En nuestro catamarán, una vez doblada la Socapa, caímos a estribor para ir navegando hasta el pecio del Furor en una navegación de algo menos de una hora. La situación del pecio la hicieron los cubanos por estima, pues ni está balizado, ni llevaban GPS. Tras un par de inmersiones de uno de los buceadores, se localizó y nos preparamos todos para la inmersión.

El autor buceando en el pecio del Furor (Foto del autor)

La inmersión precedente había sido de unos 9 metros como mucho. Ahora se trataba de bajar a 25 metros. De nuevo la emoción, la adrenalina, los sentimientos, la preocupación por hacerlo todo bien y conforme a las instrucciones que me daban; y comenzamos el descenso poco a poco, haciendo las compensaciones en tres o cuatro puntos, viéndonos en el fondo en un par de minutos. Me sentí seguro como cuando el Oquendo. Pero ahora lo que tenía ante mis ojos era mucho más limitado. La visibilidad era de 10 metros aproximadamente. El Furor se encuentra totalmente colapsado y sus restos diseminados y hay que ir siguiendo las indicaciones de los que conocen bien el pecio para identificarlo. Rodeamos una caseta, y al pasar al lado opuesto vi a mi hermano y a otros buceadores. Miramos con linterna dentro de un compartimento en el que se adivinaba la manivela de accionamiento de una sirena custodiada por un pez león, así como tubos de cobre y otros mandos.

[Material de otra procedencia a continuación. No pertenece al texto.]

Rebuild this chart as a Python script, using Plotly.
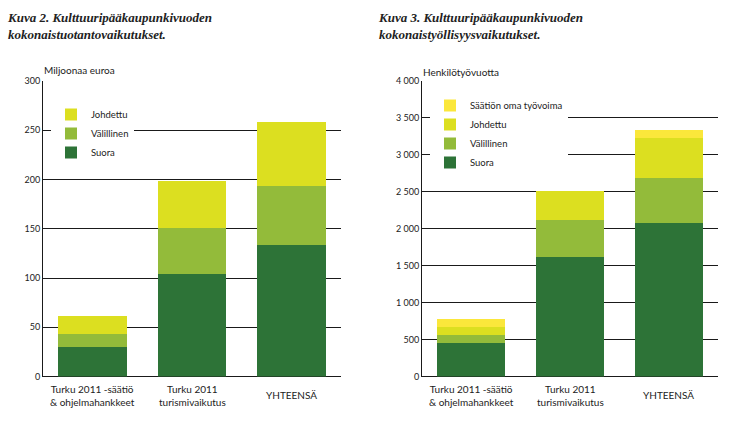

Seguimos unos minutos más viendo aquellos restos y combinando sentimientos con el control de la inmersión. Nuestro amigo Teo y mi sobrino, descubren varios proyectiles semi enterrados en la arena del fondo muy cerca de las planchas del costado. Me siento emocionado y feliz, tanto que comienzo a aletear más rápidamente, cosa de la que se percata mi instructor al momento, que me sujeta y me pide más tranquilidad.

Tras unos 25 minutos de inmersión volvemos a iniciar el ascenso, esta vez lentamente y con parada a cinco metros de la superficie durante tres minutos para eliminar el nitrógeno de la sangre. Lo hacemos todo con orden y ya arriba respiro el aire fresco pero denso de estas latitudes.

Reflexiones finales

Dicen que quien no tiene sueños está muerto en vida. Lo oí hace ya bastante tiempo sin que le prestara entonces demasiada atención, pero ahora, y una vez que he visto como mi sueño de casi 60 años de espera, se ha hecho realidad, lo corroboro por completo. Las historias que te cuentan y lees a lo largo de tu vida, solo tienen ese valor añadido, ese toque que las hace palpables cuando en un momento dado puedes ponerte en ambiente y vivirlas sobre el terreno y en el lugar preciso de los hechos. Esta experiencia que he vivido cuando ya mi vida militar en activo ha tocado a su fin, me ha demostrado algunas cosas que desconocía. Antes de ir allí, no podía imaginar cuántas, y de que índole, fueron las tremendas penalidades de aquellos hombres de hace ya más de un siglo. Que en Cuba hace calor y una climatología dura ya lo sabes antes de venir. Pero cuando compruebas hasta qué punto eso es así, y que grado de humedad tan alto hay, no puedes dejar de pensar en las dificultades que los marineros de la escuadra y militares de rayadillo tuvieron que sufrir, sin saber cuándo volverían, si es que volvían, pues uno de cada dos no regresaba, y sin que se produjera ni una sola deserción. La manigua en este lugar es mucho más espesa y densa de lo que te hacen ver los libros cuando te adentras unos metros en ella… y allí estaban los mambises siempre.

Cuba y sus habitantes son admiradores y respetuosos con España y la historia común que nos une. Salvo alguna excepción puntual, no quieren ver en nuestros militares de la guerra de su Independencia a enemigos, sino al adversario que luchó siempre con honor. El enemigo para ellos era otro. He visto las tumbas de nuestros muertos del Caney y San Juan allí en el cementerio de Santa Ifigenia, en Santiago, muy próximas a la del libertador José Martí. He visto la placa en el castillo del Morro en el que se apela al honor de los marinos españoles en el cumplimiento del deber. Allí, en ese centro que es historia de Cuba, pero también de España, se izó nuestra bandera junto a la de Cuba el 3 de julio de 1998, justo en el centenario del combate naval que dio al traste con los sueños románticos de una España que entonces tenía la opinión extraviada. Aquel 3 de julio, un siglo después de finalizar el periodo de cuatrocientos años de la España imperial, Cervera habría sonreído ante tal escenario a la nueva era que le sobrevino, pero se quedó en su silencio del Panteón de Marinos Ilustres donde reposan sus restos. Mejor así. La historia es la que es y no se puede cambiar.